Young Rewired State, Apps for Good, Computing at School, STEMNet, CREST, Digital Makers – do I need to go on? There’s a huge number of organisations in the UK doing great work with young people and technology.
Some time ago I started trying to keep track of them all – in the ultimately vain hope that I might be able to (1) maintain an up-to-date list that many people could use and (2) perhaps start to collate their blogs, tweets and other outputs into some kind of newsletter that people interested in that kind of thing could subscribe to. Realising fairly quickly that even collating such a list could easily end up being a full time job, I parked my spreadsheet and moved on to other things.
Now that I find myself becoming fascinated with the huge number of organisations and people, both in the UK and abroad, who are working in the burgeoning area of digital democracy I find myself in the same situation. There’s simply no way someone can maintain a list of all of these groups and what they’re all doing. A “canonical list” methodology just isn’t going to work.
Luckily there is, of course, an alternative – crowdsourcing via Wikia. This strategy is certainly not effort-free but the work is now contacting these groups and asking if they would like to maintain their own entries in, for example, a “Global Digital Democracy wiki” or at least to finding people willing to help me spread the effort of writing all the pages.
I’m planning to bring this up to the Digital Democracy Commission crowd and at the Citizen Beta meetup when I go to that next week.
I’ll also mention it often on my vlog – as soon as that gets off the ground, *cough*.

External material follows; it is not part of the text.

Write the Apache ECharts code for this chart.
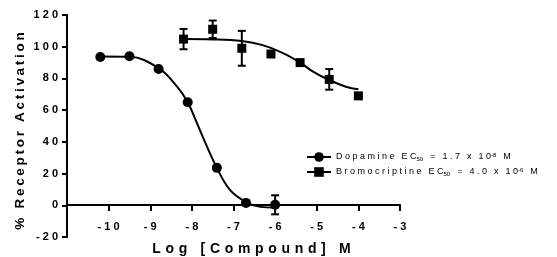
<!DOCTYPE html>
<html>
<head>
<meta charset="utf-8">
<script src="https://cdn.jsdelivr.net/npm/echarts@6/dist/echarts.min.js"></script>
<style>
  html, body { margin: 0; padding: 0; background: #fff; }
  #chart { width: 557px; height: 257px; }
</style>
</head>
<body>
<div id="chart"></div>
<script>
// measured points [log M, % activation]
var dopaminePts = [[-10.2, 93.5], [-9.5, 94], [-8.8, 86], [-8.1, 65], [-7.4, 23.6], [-6.7, 1.5], [-6.0, 0.3]];
var dopamineErr = [0, 0, 0, 0, 0, 0, 6];
var bromoPts = [[-8.2, 104.8], [-7.5, 111], [-6.8, 99], [-6.1, 95.4], [-5.4, 90], [-4.7, 79.4], [-4.0, 69]];
var bromoErr = [6.4, 5.5, 11, 0, 0, 6.5, 0];

// fitted curves
var dopamineFit = [[-10.2, 93.8], [-9.5, 93.6], [-8.8, 86.5], [-8.36, 75], [-8.1, 65], [-7.88, 52], [-7.72, 42],
    [-7.4, 23.6], [-7.08, 9.5], [-6.7, 2], [-6.36, -1], [-6.0, -1.5]];
var bromoFit = [[-8.2, 104.8], [-7.5, 104.6], [-6.8, 103.6], [-6.3, 101], [-5.8, 95.8], [-5.4, 90], [-5.1, 84.5],
    [-4.7, 79], [-4.3, 74.8], [-4.0, 73.2]];

var xTicks = [-11, -3, 1];
var yTicks = [-20, 120, 20];

var names = ['Dopamine', 'Bromocriptine'];
var ec50Base = ['1.7', '4.0'];
var ec50Exp = ['-8', '-6'];

var font = 'Liberation Sans, Arial, Helvetica, sans-serif';

function spaced(s, sep) {
    return String(s).split('').join(sep);
}

var dom = document.getElementById('chart');
var myChart = echarts.init(dom, null, {renderer: 'canvas'});

function errorBars(pts, err) {
    var out = [];
    for (var i = 0; i < pts.length; i++) {
        if (err[i] > 0) out.push([pts[i][0], pts[i][1] - err[i], pts[i][1] + err[i]]);
    }
    return out;
}

function renderErr(params, api) {
    var lo = api.coord([api.value(0), api.value(1)]);
    var hi = api.coord([api.value(0), api.value(2)]);
    var w = 4;
    var st = {stroke: '#000', lineWidth: 2};
    return {
        type: 'group',
        children: [
            {type: 'line', shape: {x1: lo[0], y1: lo[1], x2: hi[0], y2: hi[1]}, style: st},
            {type: 'line', shape: {x1: lo[0] - w, y1: lo[1], x2: lo[0] + w, y2: lo[1]}, style: st},
            {type: 'line', shape: {x1: hi[0] - w, y1: hi[1], x2: hi[0] + w, y2: hi[1]}, style: st}
        ]
    };
}

var gap = '\u2002 ';
var legendText = {};
for (var i = 0; i < names.length; i++) {
    legendText[names[i]] = spaced(names[i], ' ') + gap + spaced('EC', ' ') + '{sub|50}' + gap + '=' + gap +
        spaced(ec50Base[i], ' ') + gap + 'x' + gap + spaced('10', ' ') + '{sup|' + ec50Exp[i] + '}' + gap + 'M';
}

var option = {
    backgroundColor: '#fff',
    animation: false,
    grid: [
        // plotting grid, y from -20 to 120
        {left: 67, right: 157, top: 15, bottom: 20, outerBoundsMode: 'none', containLabel: false},
        // x axis sits on y = 0
        {left: 67, right: 157, top: 15, bottom: 52, outerBoundsMode: 'none', containLabel: false}
    ],
    legend: {
        orient: 'vertical',
        left: 301,
        top: 147,
        itemWidth: 24,
        itemHeight: 12,
        itemGap: 5,
        data: names,
        textStyle: {
            fontFamily: font,
            fontSize: 9,
            color: '#000',
            rich: {
                sub: {fontSize: 6, fontFamily: font, verticalAlign: 'bottom', padding: [3, 0, 0, 0]},
                sup: {fontSize: 6, fontFamily: font, verticalAlign: 'top', padding: [0, 0, 4, 0]}
            }
        },
        formatter: function (name) {
            return legendText[name];
        }
    },
    xAxis: [
        {
            gridIndex: 0,
            type: 'value',
            min: xTicks[0],
            max: xTicks[1],
            interval: xTicks[2],
            show: false
        },
        {
            gridIndex: 1,
            type: 'value',
            min: xTicks[0],
            max: xTicks[1],
            interval: xTicks[2],
            name: spaced('Log [Compound] M', '\u2004'),
            nameLocation: 'middle',
            nameGap: 37,
            nameMoveOverlap: false,
            nameTextStyle: {
                fontFamily: font,
                fontSize: 14,
                fontWeight: 'bold',
                color: '#000',
                padding: [0, 0, 0, 36]
            },
            axisLine: {show: true, onZero: false, lineStyle: {color: '#000', width: 2}},
            axisTick: {show: true, length: 6, lineStyle: {color: '#000', width: 2}},
            axisLabel: {
                showMinLabel: false,
                margin: 16,
                fontFamily: font,
                fontSize: 11,
                fontWeight: 'bold',
                color: '#000',
                formatter: function (v) { return spaced(v, ' '); }
            },
            splitLine: {show: false}
        }
    ],
    yAxis: [
        {
            gridIndex: 0,
            type: 'value',
            min: yTicks[0],
            max: yTicks[1],
            interval: yTicks[2],
            name: spaced('% Receptor Activation', '\u2009'),
            nameLocation: 'middle',
            nameGap: 40,
            nameMoveOverlap: false,
            nameTextStyle: {
                fontFamily: font,
                fontSize: 13.5,
                fontWeight: 'bold',
                color: '#000',
                padding: [0, 10, 0, 0]
            },
            axisLine: {show: true, lineStyle: {color: '#000', width: 2}},
            axisTick: {show: true, length: 5, lineStyle: {color: '#000', width: 2}},
            axisLabel: {
                margin: 9,
                fontFamily: font,
                fontSize: 11,
                fontWeight: 'bold',
                color: '#000',
                formatter: function (v) { return spaced(v, ' '); }
            },
            splitLine: {show: false}
        },
        {
            gridIndex: 1,
            type: 'value',
            min: 0,
            max: yTicks[1],
            show: false
        }
    ],
    series: [
        {
            name: names[0],
            type: 'line',
            data: dopamineFit,
            smooth: 0.4,
            showSymbol: false,
            symbol: 'circle',
            symbolSize: 10,
            lineStyle: {color: '#000', width: 2},
            itemStyle: {color: '#000'}
        },
        {
            name: names[1],
            type: 'line',
            data: bromoFit,
            smooth: 0.4,
            showSymbol: false,
            symbol: 'rect',
            symbolSize: 10,
            lineStyle: {color: '#000', width: 2},
            itemStyle: {color: '#000'}
        },
        {
            name: 'dopamine-err',
            type: 'custom',
            data: errorBars(dopaminePts, dopamineErr),
            renderItem: renderErr
        },
        {
            name: 'bromo-err',
            type: 'custom',
            data: errorBars(bromoPts, bromoErr),
            renderItem: renderErr
        },
        {
            name: 'dopamine-pts',
            type: 'scatter',
            data: dopaminePts,
            symbol: 'circle',
            symbolSize: 10,
            itemStyle: {color: '#000', opacity: 1}
        },
        {
            name: 'bromo-pts',
            type: 'scatter',
            data: bromoPts,
            symbol: 'rect',
            symbolSize: 9,
            itemStyle: {color: '#000', opacity: 1}
        }
    ]
};

myChart.setOption(option);
</script>
</body>
</html>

To end with I wish to point out that all the above doesn’t mean there isn’t a place for centrally organised canonical registers of things. GDS is currently prototyping exactly that concept for government right now so hopefully very soon there will be one list each for schools, doctors, businesses, etc rather than the various conflicting versions we currently have – often spread over many departments.
It’s my hope that this project at work and the one I’m suggesting for the digital democracy community both fulfil their promise in their own ways.